» **Information provided**:
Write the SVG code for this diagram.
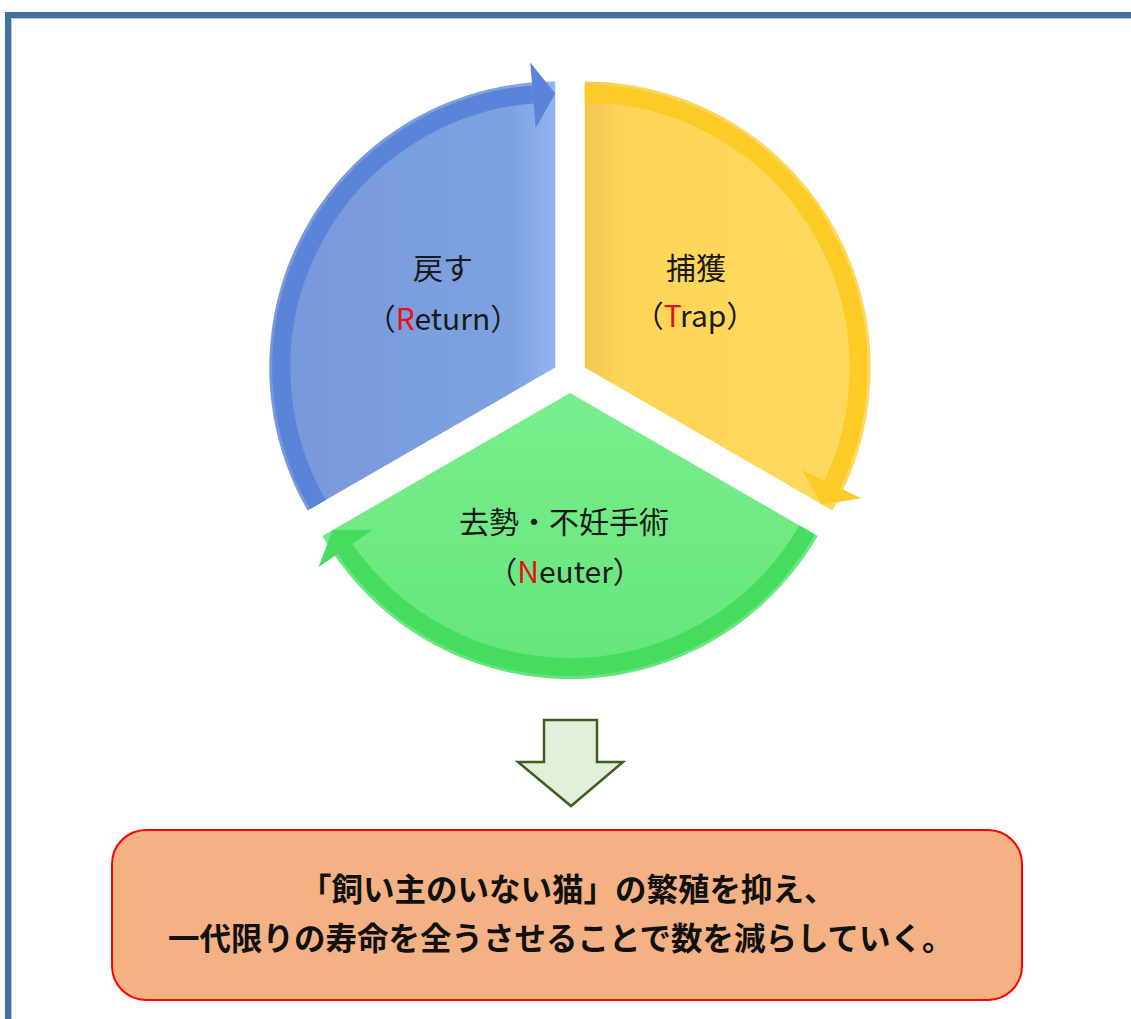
<svg xmlns="http://www.w3.org/2000/svg" width="1131" height="1019" viewBox="0 0 1131 1019">
  <style>
    .lbl { font-family: "Noto Sans CJK JP", "Noto Sans", sans-serif; font-size: 30px; fill: #1a1a1a; text-anchor: middle; }
    .red { fill: #e8101a; }
    .msg { font-family: "Noto Sans CJK JP", "Noto Sans", sans-serif; font-size: 31.5px; font-weight: bold; fill: #111; }
  </style>
  <defs>
    <linearGradient id="gBlue" x1="0" y1="0" x2="1" y2="0">
      <stop offset="0" stop-color="#7798da"/>
      <stop offset="0.85" stop-color="#7ea2e0"/>
      <stop offset="1" stop-color="#93b3f0"/>
    </linearGradient>
    <linearGradient id="gYellow" x1="0" y1="0" x2="1" y2="0">
      <stop offset="0" stop-color="#f0c650"/>
      <stop offset="0.12" stop-color="#fcd458"/>
      <stop offset="1" stop-color="#ffd95e"/>
    </linearGradient>
    <linearGradient id="gGreen" x1="0" y1="0" x2="0" y2="1">
      <stop offset="0" stop-color="#78ef8c"/>
      <stop offset="1" stop-color="#66e47c"/>
    </linearGradient>
  </defs>

  <!-- frame -->
  <rect x="8" y="15" width="1200" height="1100" fill="none" stroke="#44709d" stroke-width="6"/>
  <path d="M11.5 1019 V18.5 H1131" fill="none" stroke="#b3c7de" stroke-width="1"/>

  <g id="node-return">
    <path d="M555.28 367.5 L307.6 510.5 A286 286 0 0 1 555.28 81.5 Z" fill="url(#gBlue)"/>
    <path d="M317.99 504.5 A274 274 0 0 1 532.83 94.42" fill="none" stroke="#5a84d8" stroke-width="18"/>
    <path d="M555.28 93.5 L535.61 128.31 L530.21 62.53 Z" fill="#5a84d8"/>
    <text class="lbl" x="443" y="279">戻す</text>
    <text class="lbl" x="443" y="330">（<tspan class="red">R</tspan>eturn）</text>
  </g>

  <g id="node-trap">
    <path d="M584.72 367.5 L584.72 81.5 A286 286 0 0 1 832.4 510.5 Z" fill="url(#gYellow)"/>
    <path d="M584.72 93.5 A274 274 0 0 1 832.44 484.6" fill="none" stroke="#fccb25" stroke-width="18"/>
    <path d="M822.01 504.5 L801.7 470.07 L861.37 498.27 Z" fill="#fccb25"/>
    <text class="lbl" x="696" y="279">捕獲</text>
    <text class="lbl" x="695" y="327">（<tspan class="red">T</tspan>rap）</text>
  </g>

  <g id="node-neuter">
    <path d="M570 393 L817.68 536 A286 286 0 0 1 322.32 536 Z" fill="url(#gGreen)"/>
    <path d="M807.29 530 A274 274 0 0 1 344.73 548.98" fill="none" stroke="#46dc60" stroke-width="18"/>
    <path d="M332.71 530 L372.69 529.63 L318.43 567.2 Z" fill="#46dc60"/>
    <text class="lbl" x="564" y="533">去勢・不妊手術</text>
    <text class="lbl" x="565" y="583">（<tspan class="red">N</tspan>euter）</text>
  </g>

  <g id="connectors">
    <path d="M544 720 H597 V762 H623 L571 806 L518 762 H544 Z" fill="#e2efd9" stroke="#3f5e22" stroke-width="2.5" stroke-linejoin="miter"/>
  </g>

  <g id="node-result">
    <rect x="112" y="830" width="910" height="170" rx="34" ry="34" fill="#f4b183" stroke="#ff0000" stroke-width="2"/>
    <text class="msg" x="300" y="901">「飼い主のいない猫」の繁殖を抑え、</text>
    <text class="msg" x="168" y="950">一代限りの寿命を全うさせることで数を減らしていく。</text>
  </g>
</svg>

» **Written request**: Omit pictures; set down the rest of the material word for word.

» **Final answer**:
Write the SVG code for this diagram.
<svg xmlns="http://www.w3.org/2000/svg" width="1131" height="1019" viewBox="0 0 1131 1019">
  <style>
    .lbl { font-family: "Noto Sans CJK JP", "Noto Sans", sans-serif; font-size: 30px; fill: #1a1a1a; text-anchor: middle; }
    .red { fill: #e8101a; }
    .msg { font-family: "Noto Sans CJK JP", "Noto Sans", sans-serif; font-size: 31.5px; font-weight: bold; fill: #111; }
  </style>
  <defs>
    <linearGradient id="gBlue" x1="0" y1="0" x2="1" y2="0">
      <stop offset="0" stop-color="#7798da"/>
      <stop offset="0.85" stop-color="#7ea2e0"/>
      <stop offset="1" stop-color="#93b3f0"/>
    </linearGradient>
    <linearGradient id="gYellow" x1="0" y1="0" x2="1" y2="0">
      <stop offset="0" stop-color="#f0c650"/>
      <stop offset="0.12" stop-color="#fcd458"/>
      <stop offset="1" stop-color="#ffd95e"/>
    </linearGradient>
    <linearGradient id="gGreen" x1="0" y1="0" x2="0" y2="1">
      <stop offset="0" stop-color="#78ef8c"/>
      <stop offset="1" stop-color="#66e47c"/>
    </linearGradient>
  </defs>

  <!-- frame -->
  <rect x="8" y="15" width="1200" height="1100" fill="none" stroke="#44709d" stroke-width="6"/>
  <path d="M11.5 1019 V18.5 H1131" fill="none" stroke="#b3c7de" stroke-width="1"/>

  <g id="node-return">
    <path d="M555.28 367.5 L307.6 510.5 A286 286 0 0 1 555.28 81.5 Z" fill="url(#gBlue)"/>
    <path d="M317.99 504.5 A274 274 0 0 1 532.83 94.42" fill="none" stroke="#5a84d8" stroke-width="18"/>
    <path d="M555.28 93.5 L535.61 128.31 L530.21 62.53 Z" fill="#5a84d8"/>
    <text class="lbl" x="443" y="279">戻す</text>
    <text class="lbl" x="443" y="330">（<tspan class="red">R</tspan>eturn）</text>
  </g>

  <g id="node-trap">
    <path d="M584.72 367.5 L584.72 81.5 A286 286 0 0 1 832.4 510.5 Z" fill="url(#gYellow)"/>
    <path d="M584.72 93.5 A274 274 0 0 1 832.44 484.6" fill="none" stroke="#fccb25" stroke-width="18"/>
    <path d="M822.01 504.5 L801.7 470.07 L861.37 498.27 Z" fill="#fccb25"/>
    <text class="lbl" x="696" y="279">捕獲</text>
    <text class="lbl" x="695" y="327">（<tspan class="red">T</tspan>rap）</text>
  </g>

  <g id="node-neuter">
    <path d="M570 393 L817.68 536 A286 286 0 0 1 322.32 536 Z" fill="url(#gGreen)"/>
    <path d="M807.29 530 A274 274 0 0 1 344.73 548.98" fill="none" stroke="#46dc60" stroke-width="18"/>
    <path d="M332.71 530 L372.69 529.63 L318.43 567.2 Z" fill="#46dc60"/>
    <text class="lbl" x="564" y="533">去勢・不妊手術</text>
    <text class="lbl" x="565" y="583">（<tspan class="red">N</tspan>euter）</text>
  </g>

  <g id="connectors">
    <path d="M544 720 H597 V762 H623 L571 806 L518 762 H544 Z" fill="#e2efd9" stroke="#3f5e22" stroke-width="2.5" stroke-linejoin="miter"/>
  </g>

  <g id="node-result">
    <rect x="112" y="830" width="910" height="170" rx="34" ry="34" fill="#f4b183" stroke="#ff0000" stroke-width="2"/>
    <text class="msg" x="300" y="901">「飼い主のいない猫」の繁殖を抑え、</text>
    <text class="msg" x="168" y="950">一代限りの寿命を全うさせることで数を減らしていく。</text>
  </g>
</svg>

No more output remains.